§ **PROVIDED MATERIAL**:
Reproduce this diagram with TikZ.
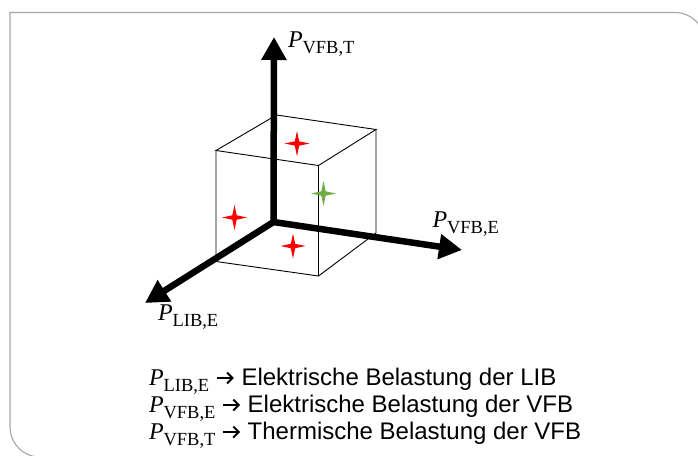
\documentclass[tikz,border=0pt]{standalone}
\usepackage{fontspec}
\setmainfont{Liberation Sans}
\newfontfamily\serifP{Liberation Serif}
\usetikzlibrary{arrows.meta}
\newcommand\Pv[1]{{\serifP\itshape P}\kern-0.3pt\raisebox{-0.27em}{\serifP\fontsize{18.5}{18.5}\selectfont #1}}
\newcommand\rarr{\tikz[baseline=0pt]\draw[line width=1.9pt,-{Straight Barb[length=5.5pt,width=11pt]}] (0pt,7pt) -- (17pt,7pt);}
\tikzset{
  frameline/.style={draw=black!35, line width=1.1pt},
  edge/.style={draw=black, line width=0.9pt},
  axis/.style={draw=black, line width=6.5pt, -{Triangle[width=24pt,length=23pt]}},
  lbl/.style={inner sep=0pt, anchor=base west, font=\fontsize{24}{24}\selectfont},
  fourstar/.pic={\fill[pic actions] (12.5,0) -- (2.2,2.2) -- (0,12.5) -- (-2.2,2.2) -- (-12.5,0) -- (-2.2,-2.2) -- (0,-12.5) -- (2.2,-2.2) -- cycle;}
}
\begin{document}
\begin{tikzpicture}[x=1pt,y=-1pt]
\useasboundingbox (0,0) rectangle (698,455);
\clip (0,0) rectangle (698,455);
% frame
\draw[frameline] (10,200) -- (10,12.5) -- (400,12.5) {[rounded corners=30pt] -- (705,12.5) -- (705,120)};
\draw[frameline] (10,200) {[rounded corners=30pt] -- (10,457) -- (300,457)};
% cube vertices
\coordinate (TBL) at (276.5,115);
\coordinate (TBR) at (376,129.5);
\coordinate (TFL) at (216,150.5);
\coordinate (TFR) at (318.5,165.5);
\coordinate (BFL) at (216,261.5);
\coordinate (BFR) at (318.5,276);
\coordinate (BBR) at (376,233);
\draw[edge] (TFL) -- (TBL) -- (TBR) -- (TFR) -- cycle;
\draw[edge] (TFL) -- (BFL) -- (BFR) -- (TFR);
\draw[edge] (BFR) -- (BBR) -- (TBR);
% axes
\coordinate (O) at (273.5,222);
\coordinate (up) at (274,37);
\coordinate (right) at (462,250);
\coordinate (left) at (145,303);
\draw[axis] (O) -- (up);
\draw[axis] (O) -- (right);
\draw[axis] (O) -- (left);
% stars
\pic[fill=red] at (297,143.5) {fourstar};
\pic[fill={rgb,255:red,112;green,173;blue,71}] at (323.5,193.5) {fourstar};
\pic[fill=red] at (234.5,217.5) {fourstar};
\pic[fill=red] at (293,246) {fourstar};
% axis labels
\node[lbl] (lT) at (288,47.5) {\Pv{VFB,T}};
\node[lbl] (lE) at (432.5,227) {\Pv{VFB,E}};
\node[lbl] (lL) at (158,320) {\Pv{LIB,E}};
% legend
\node[lbl] (g1) at (149,385) {\Pv{LIB,E} \rarr{} Elektrische Belastung der LIB};
\node[lbl] (g2) at (149,412) {\Pv{VFB,E} \rarr{} Elektrische Belastung der VFB};
\node[lbl] (g3) at (149,439) {\Pv{VFB,T} \rarr{} Thermische Belastung der VFB};
\end{tikzpicture}
\end{document}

§ **EXERCISE DETAILS**: Repeat the data exactly, dropping every picture it holds.

§ **TASK RESPONSE**:
Reproduce this diagram with TikZ.
\documentclass[tikz,border=0pt]{standalone}
\usepackage{fontspec}
\setmainfont{Liberation Sans}
\newfontfamily\serifP{Liberation Serif}
\usetikzlibrary{arrows.meta}
\newcommand\Pv[1]{{\serifP\itshape P}\kern-0.3pt\raisebox{-0.27em}{\serifP\fontsize{18.5}{18.5}\selectfont #1}}
\newcommand\rarr{\tikz[baseline=0pt]\draw[line width=1.9pt,-{Straight Barb[length=5.5pt,width=11pt]}] (0pt,7pt) -- (17pt,7pt);}
\tikzset{
  frameline/.style={draw=black!35, line width=1.1pt},
  edge/.style={draw=black, line width=0.9pt},
  axis/.style={draw=black, line width=6.5pt, -{Triangle[width=24pt,length=23pt]}},
  lbl/.style={inner sep=0pt, anchor=base west, font=\fontsize{24}{24}\selectfont},
  fourstar/.pic={\fill[pic actions] (12.5,0) -- (2.2,2.2) -- (0,12.5) -- (-2.2,2.2) -- (-12.5,0) -- (-2.2,-2.2) -- (0,-12.5) -- (2.2,-2.2) -- cycle;}
}
\begin{document}
\begin{tikzpicture}[x=1pt,y=-1pt]
\useasboundingbox (0,0) rectangle (698,455);
\clip (0,0) rectangle (698,455);
% frame
\draw[frameline] (10,200) -- (10,12.5) -- (400,12.5) {[rounded corners=30pt] -- (705,12.5) -- (705,120)};
\draw[frameline] (10,200) {[rounded corners=30pt] -- (10,457) -- (300,457)};
% cube vertices
\coordinate (TBL) at (276.5,115);
\coordinate (TBR) at (376,129.5);
\coordinate (TFL) at (216,150.5);
\coordinate (TFR) at (318.5,165.5);
\coordinate (BFL) at (216,261.5);
\coordinate (BFR) at (318.5,276);
\coordinate (BBR) at (376,233);
\draw[edge] (TFL) -- (TBL) -- (TBR) -- (TFR) -- cycle;
\draw[edge] (TFL) -- (BFL) -- (BFR) -- (TFR);
\draw[edge] (BFR) -- (BBR) -- (TBR);
% axes
\coordinate (O) at (273.5,222);
\coordinate (up) at (274,37);
\coordinate (right) at (462,250);
\coordinate (left) at (145,303);
\draw[axis] (O) -- (up);
\draw[axis] (O) -- (right);
\draw[axis] (O) -- (left);
% stars
\pic[fill=red] at (297,143.5) {fourstar};
\pic[fill={rgb,255:red,112;green,173;blue,71}] at (323.5,193.5) {fourstar};
\pic[fill=red] at (234.5,217.5) {fourstar};
\pic[fill=red] at (293,246) {fourstar};
% axis labels
\node[lbl] (lT) at (288,47.5) {\Pv{VFB,T}};
\node[lbl] (lE) at (432.5,227) {\Pv{VFB,E}};
\node[lbl] (lL) at (158,320) {\Pv{LIB,E}};
% legend
\node[lbl] (g1) at (149,385) {\Pv{LIB,E} \rarr{} Elektrische Belastung der LIB};
\node[lbl] (g2) at (149,412) {\Pv{VFB,E} \rarr{} Elektrische Belastung der VFB};
\node[lbl] (g3) at (149,439) {\Pv{VFB,T} \rarr{} Thermische Belastung der VFB};
\end{tikzpicture}
\end{document}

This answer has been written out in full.